The RISE Learning Network aims to promote and facilitate learning on Recovery and Reintegration (R&R) approaches that improve outcomes for children and adolescents affected by sexual exploitation (CSE). It is a project implemented by Family for Every Child, a global alliance of national civil society organisations,  Retrak, an international NGO working with street-connected children, and the International Centre: Researching Child Sexual Exploitation, Violence and Trafficking, University of Bedfordshire. The project is supported by a grant from Oak Foundation for 2015 – 2018.

The sexual exploitation of children is a global yet still largely hidden problem. It has devastating long-term impacts on children’s physical, mental and reproductive health and social wellbeing, as well as their education and ability later to find work and safe relationships in supportive communities. It can leave them stigmatised, ostracised, without support or choices and vulnerable to further exploitation. Improving outcomes for children affected by CSE requires a holistic, flexible and individualised response.
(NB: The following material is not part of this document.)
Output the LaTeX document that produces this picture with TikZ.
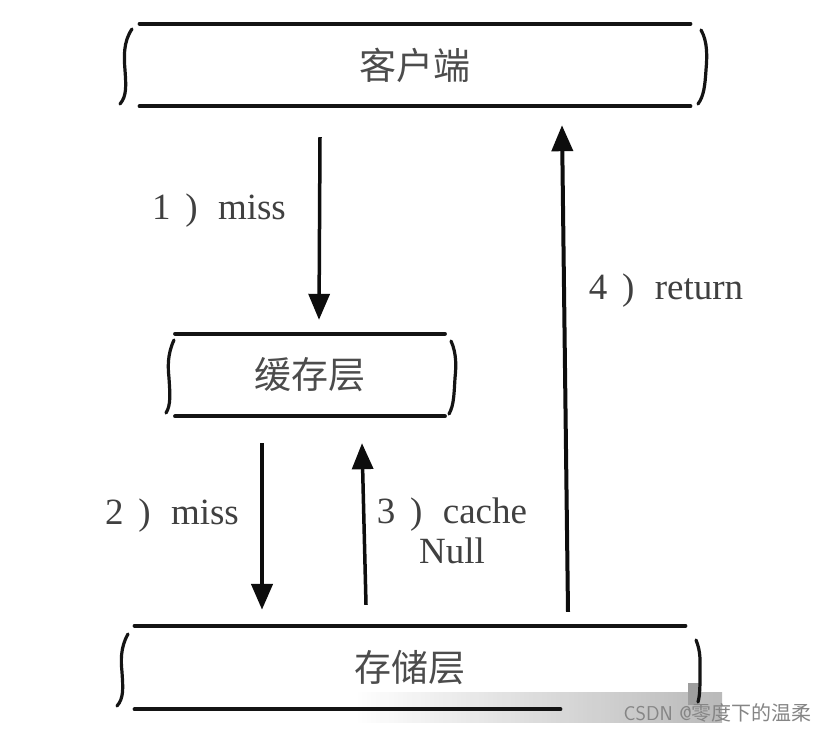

The RISE Learning Network aims to increase knowledge and strengthen practice and policy by developing an open, vibrant, locally accessible global learning network. This will enable children affected by CSE to have the opportunity to benefit from and engage in the improvement of sensitive, appropriate and individualised services that support successful family and community-based R&R. Services will improve as a result of practitioners’ increased capacity to provide quality interventions and responses to CSE. The project will connect with practitioners and policy makers working on R&R from other forms of abuse, exploitation and violence against children, and other initiatives advancing learning, practice and policy on children’s reintegration.

The unique value of this project, which builds on an earlier project supported by Oak Foundation,, is in bringing together a diverse group of previously unconnected organisations, some of whose work in R&R may be advanced or innovative, but so far only implemented at a local level or focused on one area of vulnerability. Highlighting and examining the policy and practice issues in R&R from CSE, will also enable advocacy on these issues to policy and decision makers.

The project is advised by a Global Reference Group, and built on three regional learning hubs, each with its own Regional Working Group, in: Latin America and the Caribbean, sub-Saharan Africa and South & Central Asia. The project overall will develop in line with three specific objectives:

  1.  To establish and manage a locally accessible global network, utilising global and regional online learning hubs, to support leaning on R&R for children affected by CSE.
  2.  To develop and implement three learning projects that capture local learning in order to positively influence policy and practice on R&R for children affected by CSE.
  3. To improve, regionally and globally, policy and practice on R&R for children affected by CSE, by collecting and disseminating the learning from this project.